▶ Task instructions: In the material below, find each line holding the string "with" and copy it.

───── Record excerpts

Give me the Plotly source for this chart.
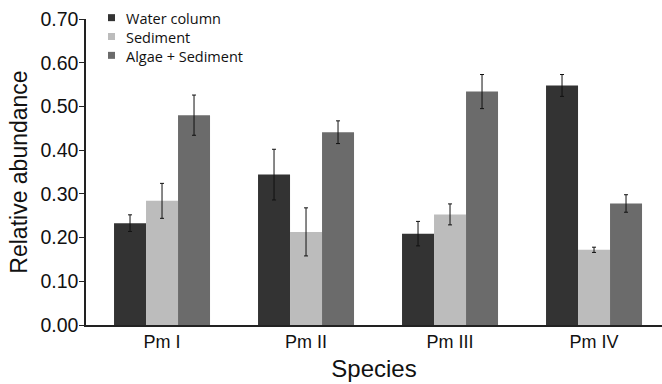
import plotly.graph_objects as go

species = ["Pm I", "Pm II", "Pm III", "Pm IV"]
series_names = ["Water column", "Sediment", "Algae + Sediment"]
water = [0.233, 0.344, 0.209, 0.548]
water_err = [0.019, 0.058, 0.028, 0.025]
sediment = [0.284, 0.213, 0.253, 0.172]
sediment_err = [0.040, 0.055, 0.024, 0.006]
algae = [0.480, 0.441, 0.534, 0.278]
algae_err = [0.046, 0.026, 0.039, 0.020]
colors = ["#333333", "#bcbcbc", "#6b6b6b"]
y_ticks = [0.0, 0.1, 0.2, 0.3, 0.4, 0.5, 0.6, 0.7]

W, H = 662, 384
ML, MR, MT, MB = 86, 0, 19, 59
PW, PH = W - ML - MR, H - MT - MB


def px_x(px):
    return (px - ML) / PW


def px_y(py):
    return (H - MB - py) / PH


fig = go.Figure()
for name, vals, errs, col in zip(series_names, [water, sediment, algae],
                                 [water_err, sediment_err, algae_err], colors):
    fig.add_trace(go.Bar(
        x=species, y=vals, name=name, showlegend=False,
        marker=dict(color=col, line=dict(width=0)),
        error_y=dict(type="data", array=errs, visible=True,
                     color="#111111", thickness=1, width=2),
    ))

# manual compact legend (small squares + one multi-line text)
leg_font = 14.5
line_h = 1.3 * leg_font
center_y = 36.5
shapes = []
for i, col in enumerate(colors):
    ry = center_y + (i - 1) * line_h
    shapes.append(dict(type="rect", xref="paper", yref="paper",
                       x0=px_x(108), x1=px_x(115), y0=px_y(ry + 3.5), y1=px_y(ry - 3.5),
                       fillcolor=col, line=dict(width=0)))
annotations = [dict(x=px_x(124), y=px_y(center_y + 1), xref="paper", yref="paper",
                    text="<br>".join(series_names), showarrow=False,
                    xanchor="left", yanchor="middle", align="left",
                    font=dict(family="Open Sans, sans-serif", size=leg_font, color="#111111"))]

fig.update_layout(
    width=W, height=H,
    margin=dict(l=ML, r=MR, t=MT, b=MB),
    plot_bgcolor="white", paper_bgcolor="white",
    barmode="group", bargap=1/3, bargroupgap=0,
    font=dict(family="Liberation Sans, Arial, sans-serif", color="#111111"),
    showlegend=False,
    shapes=shapes, annotations=annotations,
)
fig.update_xaxes(
    range=[-0.528, 3.472], showline=True, linecolor="#222222", linewidth=1.5,
    ticks="", tickfont=dict(size=18),
    title=dict(text="Species", font=dict(size=24), standoff=9),
)
fig.update_yaxes(
    range=[0, 0.70], tickvals=y_ticks, tickformat=".2f",
    showline=True, linecolor="#222222", linewidth=1.5,
    ticks="outside", ticklen=5, tickcolor="#222222", ticklabelstandoff=-3,
    showgrid=False, zeroline=False, tickfont=dict(size=19.5),
    title=dict(text="Relative abundance", font=dict(size=23), standoff=6),
)
fig.write_html("out.html")
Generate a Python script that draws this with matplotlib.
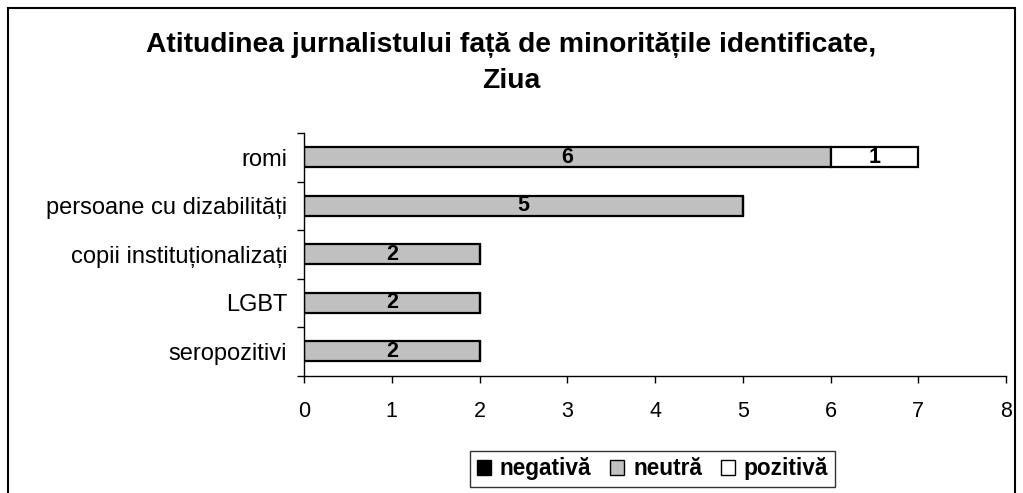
import numpy as np
import matplotlib
matplotlib.use("Agg")
import matplotlib.pyplot as plt
from matplotlib.patches import Rectangle

plt.rcParams['font.family'] = ['Liberation Sans', 'DejaVu Sans']

categories = ['seropozitivi', 'LGBT', 'copii instituționalizați',
              'persoane cu dizabilități', 'romi']
negativa = [0, 0, 0, 0, 0]
neutra = [2, 2, 2, 5, 6]
pozitiva = [0, 0, 0, 0, 1]
series_names = ['negativă', 'neutră', 'pozitivă']
series_colors = ['#000000', '#C0C0C0', '#FFFFFF']
xticks = [0, 1, 2, 3, 4, 5, 6, 7, 8]

fig = plt.figure(figsize=(10.23, 4.93), dpi=100)
ax = fig.add_axes([0.2972, 0.2381, 0.6862, 0.4921])

y = np.arange(len(categories))
left = np.zeros(len(categories))
for vals, name, col in zip([negativa, neutra, pozitiva], series_names, series_colors):
    vals = np.array(vals, dtype=float)
    ax.barh(y, vals, left=left, height=0.41, color=col, edgecolor='black',
            linewidth=1.6, label=name)
    for yi, l, v in zip(y, left, vals):
        if v > 0:
            ax.text(l + v / 2, yi, f'{int(v)}', ha='center', va='center',
                    fontsize=15.5, fontweight='bold')
    left += vals

ax.set_xlim(0, 8)
ax.set_ylim(-0.5, len(categories) - 0.5)
ax.set_xticks(xticks)
ax.set_xticklabels([str(t) for t in xticks], fontsize=15.5)
ax.set_yticks(y)
ax.set_yticklabels(categories, fontsize=17)
ax.set_yticks(np.arange(-0.5, len(categories), 1), minor=True)
ax.tick_params(axis='y', which='major', length=0, pad=12)
ax.tick_params(axis='y', which='minor', length=5, width=1, direction='out')
ax.tick_params(axis='x', length=5, width=1, direction='out', pad=13)
ax.spines['top'].set_visible(False)
ax.spines['right'].set_visible(False)
ax.spines['left'].set_linewidth(1)
ax.spines['bottom'].set_linewidth(1)

fig.text(0.5, 1 - 63 / 493,
         'Atitudinea jurnalistului față de minoritățile identificate,\nZiua',
         ha='center', va='center', fontsize=20.3, fontweight='bold', linespacing=1.55)

handles = [Rectangle((0, 0), 1, 1, facecolor=c, edgecolor='black', linewidth=1)
           for c in series_colors]
leg = fig.legend(handles, series_names, loc='center', bbox_to_anchor=(0.638, 0.0487),
                 ncol=3, frameon=True, fancybox=False, handlelength=0.6,
                 handleheight=0.6, handletextpad=0.4, columnspacing=0.85,
                 prop={'weight': 'bold', 'size': 16.3}, borderpad=0.3)
leg.get_frame().set_edgecolor('black')
leg.get_frame().set_linewidth(1)

fig.patches.append(Rectangle((8 / 1023, -0.02), 1007 / 1023, 1 - 8 / 493 + 0.02,
                             transform=fig.transFigure, fill=False,
                             edgecolor='black', linewidth=1.5))

fig.savefig('out.png', dpi=100)
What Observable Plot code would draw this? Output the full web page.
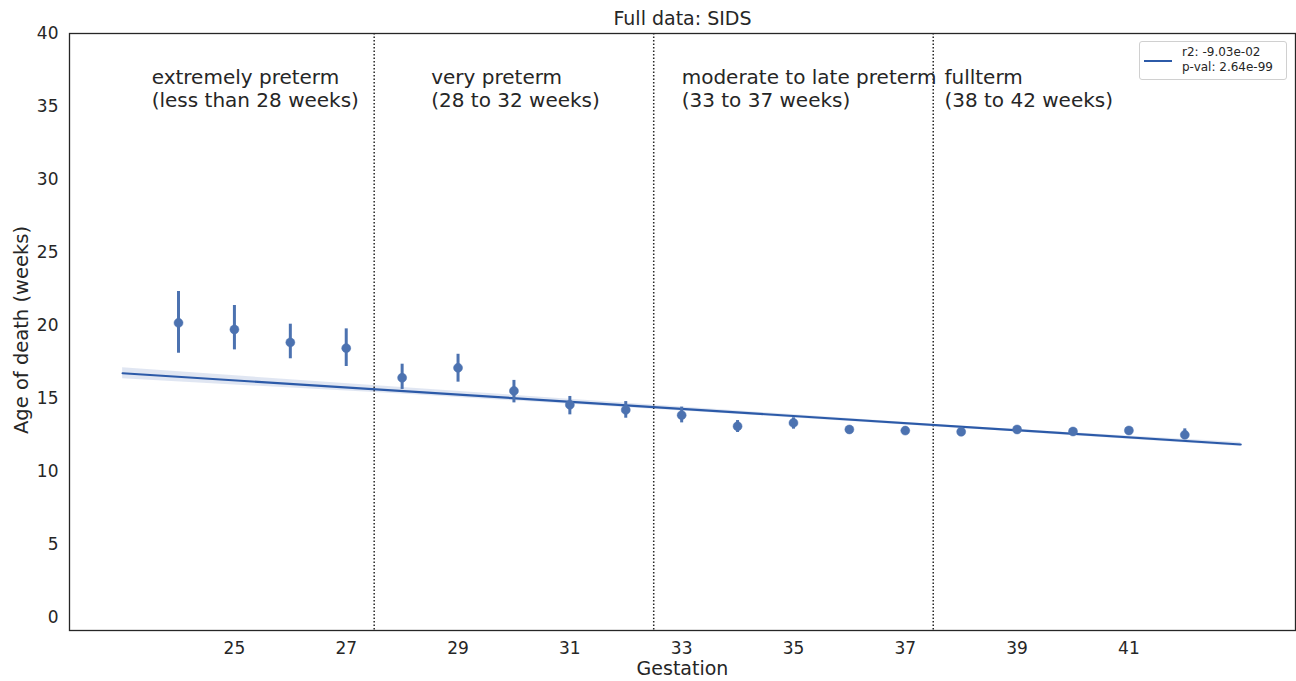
<!DOCTYPE html>
<html>
<head>
<meta charset="utf-8">
<script src="https://cdn.jsdelivr.net/npm/d3@7"></script>
<script src="https://cdn.jsdelivr.net/npm/@observablehq/plot@0.6"></script>
<style>
  html, body { margin: 0; padding: 0; background: #fff; }
  #wrap { position: relative; width: 1296px; height: 681px; font-family: "DejaVu Sans", sans-serif; }
  #legend { position: absolute; left: 1139px; top: 41px; width: 148px; height: 39px; box-sizing: border-box;
    border: 1px solid #d0d0d0; border-radius: 3px; background: rgba(255,255,255,0.8); font-size: 12px; color: #262626; }
  #legend .ln { position: absolute; left: 4px; top: 18px; width: 28px; height: 0; border-top: 2px solid #2c5aa8; }
  #legend .t1 { position: absolute; left: 42px; top: 3px; white-space: nowrap; }
  #legend .t2 { position: absolute; left: 42px; top: 18px; white-space: nowrap; }
</style>
</head>
<body>
<div id="wrap">
  <div id="chart"></div>
  <div id="legend"><div class="ln"></div><div class="t1">r2: -9.03e-02</div><div class="t2">p-val: 2.64e-99</div></div>
</div>
<script>
// Gestation (weeks) and mean age of death with confidence interval
const gestation = [24, 25, 26, 27, 28, 29, 30, 31, 32, 33, 34, 35, 36, 37, 38, 39, 40, 41, 42];
const ageMean   = [20.18, 19.73, 18.84, 18.45, 16.42, 17.10, 15.52, 14.57, 14.22, 13.86, 13.10, 13.33, 12.88, 12.80, 12.72, 12.88, 12.74, 12.81, 12.51];
const ciLow     = [18.10, 18.33, 17.72, 17.19, 15.62, 16.12, 14.70, 13.88, 13.65, 13.33, 12.67, 12.90, 12.68, 12.65, 12.60, 12.76, 12.62, 12.68, 12.24];
const ciHigh    = [22.33, 21.37, 20.09, 19.77, 17.35, 18.03, 16.24, 15.14, 14.79, 14.41, 13.49, 13.68, 13.08, 12.95, 12.84, 13.00, 12.86, 12.94, 12.92];

// Regression line and its confidence band
const fitX    = [23, 43];
const fitY    = [16.73, 11.85];
const bandX   = [23, 28, 33, 38, 43];
const bandLow = [16.35, 15.30, 14.15, 12.95, 11.72];
const bandHigh= [17.10, 15.75, 14.42, 13.10, 11.98];

// Category boundaries and labels
const boundaries = [27.5, 32.5, 37.5];
const groupX = [23.52, 28.52, 33.0, 37.7];
const groupLabels = ["extremely preterm\n(less than 28 weeks)", "very preterm\n(28 to 32 weeks)", "moderate to late preterm\n(33 to 37 weeks)", "fullterm\n(38 to 42 weeks)"];

const xTicks = [25, 27, 29, 31, 33, 35, 37, 39, 41];
const yTicks = [0, 5, 10, 15, 20, 25, 30, 35, 40];

const points = gestation.map((g, i) => ({x: g, y: ageMean[i], lo: ciLow[i], hi: ciHigh[i]}));
const fit = fitX.map((x, i) => ({x, y: fitY[i]}));
const band = bandX.map((x, i) => ({x, lo: bandLow[i], hi: bandHigh[i]}));
const groups = groupX.map((x, i) => ({x, text: groupLabels[i]}));

const ptColor = "#4c72b0";
const lineColor = "#2c5aa8";
const ink = "#262626";

const chart = Plot.plot({
  width: 1296,
  height: 681,
  marginLeft: 69,
  marginRight: 1,
  marginTop: 33,
  marginBottom: 51,
  style: {fontFamily: "DejaVu Sans, sans-serif", color: ink, background: "white"},
  x: {domain: [22.05, 43.98]},
  y: {domain: [-0.89, 40]},
  marks: [
    Plot.areaY(band, {x: "x", y1: "lo", y2: "hi", fill: lineColor, fillOpacity: 0.15}),
    Plot.ruleX(boundaries, {stroke: ink, strokeWidth: 1.5, strokeDasharray: "1.5,2"}),
    Plot.line(fit, {x: "x", y: "y", stroke: lineColor, strokeWidth: 2.2}),
    Plot.ruleX(points, {x: "x", y1: "lo", y2: "hi", stroke: ptColor, strokeWidth: 3}),
    Plot.dot(points, {x: "x", y: "y", r: 4.5, fill: ptColor, stroke: ptColor, strokeWidth: 0.5}),
    Plot.text(groups, {x: "x", y: 36.27, text: "text", textAnchor: "start", lineAnchor: "middle", lineHeight: 1.15, fontSize: 20, fill: ink}),
    Plot.frame({stroke: ink, strokeWidth: 1.3}),
    Plot.axisX({ticks: xTicks, tickSize: 0, tickPadding: 11, fontSize: 17, label: null, tickFormat: d => String(d)}),
    Plot.axisY({ticks: yTicks, tickSize: 0, tickPadding: 11, fontSize: 17, label: null}),
    Plot.text(["Gestation"], {text: d => d, frameAnchor: "bottom", lineAnchor: "middle", dy: 38, fontSize: 19, fill: ink}),
    Plot.text(["Age of death (weeks)"], {text: d => d, frameAnchor: "left", textAnchor: "middle", lineAnchor: "middle", dx: -48, dy: -2, rotate: -90, fontSize: 19.5, fill: ink}),
    Plot.text(["Full data: SIDS"], {text: d => d, frameAnchor: "top", lineAnchor: "middle", dy: -15, fontSize: 19, fill: ink})
  ]
});
document.getElementById("chart").appendChild(chart);
</script>
</body>
</html>
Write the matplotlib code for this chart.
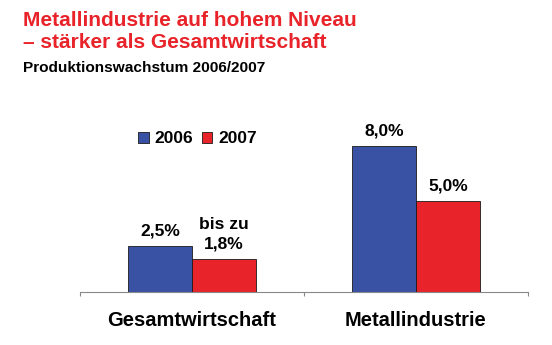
import matplotlib
matplotlib.use("Agg")
import matplotlib.pyplot as plt
import numpy as np

plt.rcParams['font.family'] = ['Liberation Sans', 'DejaVu Sans']

# Data
categories = ["Gesamtwirtschaft", "Metallindustrie"]
years = ["2006", "2007"]
values_2006 = [2.5, 8.0]
values_2007 = [1.8, 5.0]
labels_2006 = ["2,5%", "8,0%"]
labels_2007 = ["bis zu\n1,8%", "5,0%"]

blue = "#3A52A4"
red = "#E8232A"

fig = plt.figure(figsize=(5.52, 3.45), dpi=100)
ax = fig.add_axes([80 / 552, (345 - 292) / 345, 448 / 552, (292 - 128) / 345])

x = np.arange(len(categories))
w = 0.286
b1 = ax.bar(x - w / 2, values_2006, w, color=blue, edgecolor="#1a1a1a", linewidth=0.6, label=years[0])
b2 = ax.bar(x + w / 2, values_2007, w, color=red, edgecolor="#1a1a1a", linewidth=0.6, label=years[1])

for rect, lab in zip(b1, labels_2006):
    ax.text(rect.get_x() + rect.get_width() / 2, rect.get_height() + 0.45, lab,
            ha="center", va="bottom", fontsize=12.5, fontweight="bold")
for rect, lab in zip(b2, labels_2007):
    ax.text(rect.get_x() + rect.get_width() / 2, rect.get_height() + 0.4, lab,
            ha="center", va="bottom", fontsize=12.5, fontweight="bold", linespacing=1.4)

ax.set_xlim(-0.5, 1.5)
ax.set_ylim(0, 9)
ax.set_xticks([-0.5, 0.5, 1.5])
ax.set_xticklabels([])
ax.tick_params(axis="x", length=3, color="#888888")
ax.set_yticks([])
for s in ["top", "right", "left"]:
    ax.spines[s].set_visible(False)
ax.spines["bottom"].set_color("#888888")

for xi, cat in zip(x, categories):
    ax.text(xi, -1.55, cat, ha="center", va="center", fontsize=14.5, fontweight="bold")

leg = ax.legend(loc="upper left", bbox_to_anchor=(0.095, 1.075), ncol=2, frameon=False,
                prop={"weight": "bold", "size": 12.5}, handlelength=0.6, handleheight=0.6,
                handletextpad=0.35, columnspacing=0.5)

fig.text(23 / 552, 1 - 20 / 345, "Metallindustrie auf hohem Niveau", color=red,
         fontsize=15, fontweight="bold", va="center")
fig.text(23 / 552, 1 - 42 / 345, "– stärker als Gesamtwirtschaft", color=red,
         fontsize=15, fontweight="bold", va="center")
fig.text(23 / 552, 1 - 68 / 345, "Produktionswachstum 2006/2007", color="black",
         fontsize=11.1, fontweight="bold", va="center")

fig.savefig("out.png", dpi=100)
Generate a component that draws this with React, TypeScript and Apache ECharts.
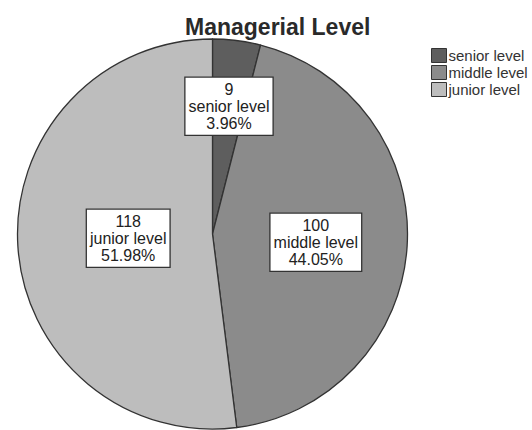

──────────

▶ Response below:
Generate a Python script that draws this with matplotlib.
// Gestation (weeks) and mean age of death with confidence interval
Generate a component that draws this with React, TypeScript and Apache ECharts.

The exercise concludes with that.